Protecting Kubernetes Clusters from Resource Leaks
Find out how to prevent system instability by protecting the Kubernetes clusters you've created using Kubernetes Engine (OKE) from leaking resources.
The control plane of a Kubernetes cluster can become unstable when an application deployed on the cluster triggers unintended or uncontrolled resource creation. As compute and memory resources become exhausted, the cluster's performance and availability are severely impacted.
To maintain the availability of control planes, Kubernetes Engine can protect clusters you've created from such resource 'leakage' using a validating admission webhook named oke-resource-leak-protection.cluster.com
. A validating admission webhook is an HTTP callback that receives an admission request from kube-apiserver and sends a response of whether or not kube-apiserver should accept that request.
The oke-resource-leak-protection.cluster.com
webhook maintains a count of certain types of Kubernetes objects in the cluster. When the webhook receives an admission request for the creation of a new object of a given type, the webhook determines if creating the object would breach an internal limit for objects of that type.
By default, Kubernetes Engine creates the oke-resource-leak-protection.cluster.com
webhook in clusters that have ten or fewer worker nodes. The webhook:
- rejects requests to create additional pods, if the total number of pods in the cluster would exceed 10,000
- rejects requests to create additional secrets, if the total number of secrets in the cluster would exceed 2,000
When the oke-resource-leak-protection.cluster.com
webhook rejects requests to create objects, it issues an error message explaining why the creation request has been rejected, similar to the following:
Error from server: error when creating "nginx-pod.yaml": admission webhook "oke-resource-leak-protection.cluster.com" denied the request: OKE resource leak protection was engaged. Cluster has 10000 pods and the limit is 10000. See documentation for details.
The error message informs you of a potential resource leak. If you see this message, we recommend you take appropriate action before availability of the cluster's control plane is impacted. For example:
- If the additional object creation requests are not what you intended, examine application code to identify and address the cause of resource leakage.
- If the additional object creation requests are what you intended, disable the default resource leak detection and the validating admission webhook (see Disabling default resource leak detection).
As alternatives to (or in addition to) using the oke-resource-leak-protection.cluster.com
webhook to control object creation, you can also protect clusters from resource leaks by:
- creating your own validating admission webhooks (see ValidatingAdmissionWebhook in the Kubernetes documentation)
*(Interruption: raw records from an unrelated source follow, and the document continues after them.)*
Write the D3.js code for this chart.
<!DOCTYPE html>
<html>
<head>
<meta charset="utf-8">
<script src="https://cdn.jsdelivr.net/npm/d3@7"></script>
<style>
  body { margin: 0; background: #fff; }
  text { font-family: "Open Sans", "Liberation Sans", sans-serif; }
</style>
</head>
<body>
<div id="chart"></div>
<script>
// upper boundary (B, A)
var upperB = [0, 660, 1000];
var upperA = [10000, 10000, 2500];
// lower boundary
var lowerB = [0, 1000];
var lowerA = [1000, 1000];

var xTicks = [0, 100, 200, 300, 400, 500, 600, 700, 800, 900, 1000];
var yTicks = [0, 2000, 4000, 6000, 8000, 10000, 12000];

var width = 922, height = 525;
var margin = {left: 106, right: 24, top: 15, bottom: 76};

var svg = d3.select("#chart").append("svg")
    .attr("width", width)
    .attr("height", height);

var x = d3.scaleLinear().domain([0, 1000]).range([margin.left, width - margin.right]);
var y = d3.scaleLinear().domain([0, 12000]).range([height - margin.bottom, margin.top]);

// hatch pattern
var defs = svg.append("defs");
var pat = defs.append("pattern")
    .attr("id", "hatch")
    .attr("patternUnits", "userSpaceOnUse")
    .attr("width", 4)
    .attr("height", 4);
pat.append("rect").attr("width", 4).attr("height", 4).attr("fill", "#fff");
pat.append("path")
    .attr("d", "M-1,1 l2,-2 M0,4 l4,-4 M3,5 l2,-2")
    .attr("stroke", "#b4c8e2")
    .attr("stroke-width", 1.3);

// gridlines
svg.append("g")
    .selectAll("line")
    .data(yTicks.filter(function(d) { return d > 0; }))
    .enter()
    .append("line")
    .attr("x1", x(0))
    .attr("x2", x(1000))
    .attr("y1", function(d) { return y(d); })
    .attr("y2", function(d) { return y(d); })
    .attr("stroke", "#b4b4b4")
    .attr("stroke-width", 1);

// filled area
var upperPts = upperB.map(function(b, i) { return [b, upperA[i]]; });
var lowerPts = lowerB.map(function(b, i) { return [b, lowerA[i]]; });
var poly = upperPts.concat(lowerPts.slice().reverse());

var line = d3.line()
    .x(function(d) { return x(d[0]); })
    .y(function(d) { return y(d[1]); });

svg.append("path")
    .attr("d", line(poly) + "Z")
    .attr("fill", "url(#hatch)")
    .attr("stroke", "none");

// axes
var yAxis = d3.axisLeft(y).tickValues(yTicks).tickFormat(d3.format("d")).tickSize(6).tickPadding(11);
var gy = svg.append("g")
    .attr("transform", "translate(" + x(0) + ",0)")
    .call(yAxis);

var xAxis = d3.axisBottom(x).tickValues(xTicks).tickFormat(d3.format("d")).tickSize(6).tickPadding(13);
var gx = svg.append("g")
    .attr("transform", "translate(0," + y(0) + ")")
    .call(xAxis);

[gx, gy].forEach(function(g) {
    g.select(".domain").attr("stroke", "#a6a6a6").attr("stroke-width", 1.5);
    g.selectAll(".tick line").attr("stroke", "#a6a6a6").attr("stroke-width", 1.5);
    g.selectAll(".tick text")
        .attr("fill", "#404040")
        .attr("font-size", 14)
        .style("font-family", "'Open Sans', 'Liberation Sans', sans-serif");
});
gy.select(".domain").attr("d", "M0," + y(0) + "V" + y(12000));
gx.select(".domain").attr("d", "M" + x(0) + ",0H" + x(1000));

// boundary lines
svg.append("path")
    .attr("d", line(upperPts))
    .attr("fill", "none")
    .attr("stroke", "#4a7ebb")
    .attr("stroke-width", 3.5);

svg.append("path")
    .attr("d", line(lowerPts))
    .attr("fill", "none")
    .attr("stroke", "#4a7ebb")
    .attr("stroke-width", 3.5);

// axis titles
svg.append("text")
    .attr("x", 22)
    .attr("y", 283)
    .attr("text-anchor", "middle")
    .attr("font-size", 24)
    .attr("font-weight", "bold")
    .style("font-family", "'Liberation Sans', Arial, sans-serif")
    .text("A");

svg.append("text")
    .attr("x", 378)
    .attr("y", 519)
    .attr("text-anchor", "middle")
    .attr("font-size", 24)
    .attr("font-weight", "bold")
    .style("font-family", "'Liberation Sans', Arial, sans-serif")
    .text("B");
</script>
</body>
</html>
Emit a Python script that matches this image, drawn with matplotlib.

- applying Kubernetes resource quotas (see Resource Quotas in the Kubernetes documentation)
- applying Kubernetes validating admission policies (see Validating Admission Policy in the Kubernetes documentation)
Disabling default resource leak detection
To disable resource leak detection and the Kubernetes Engine default validating admission webhook:
-
Change the value of the
Managed
annotation in theoke-resource-leak-protection
ConfigMap to specify that you don't want the default validating admission webhook to limit the number of objects in the cluster, by entering:kubectl -n kube-system annotate --overwrite configmap oke-resource-leak-protection Managed='false'
-
Remove the default validating admission webhook by entering:
kubectl delete validatingwebhookconfiguration oke-resource-leak-protection.oke.com
Re-enabling resource leak detection
To re-enable resource leak detection and the validating admission webhook, having previously disabled them:
-
Change the value of the
Managed
annotation in theoke-resource-leak-protection
ConfigMap to specify that you want the default validating admission webhook to resume limiting the number of objects in the cluster, by entering:kubectl -n kube-system annotate --overwrite configmap oke-resource-leak-protection Managed='true'
If the
oke-resource-leak-protection.oke.com
webhook doesn't already exist, it is created.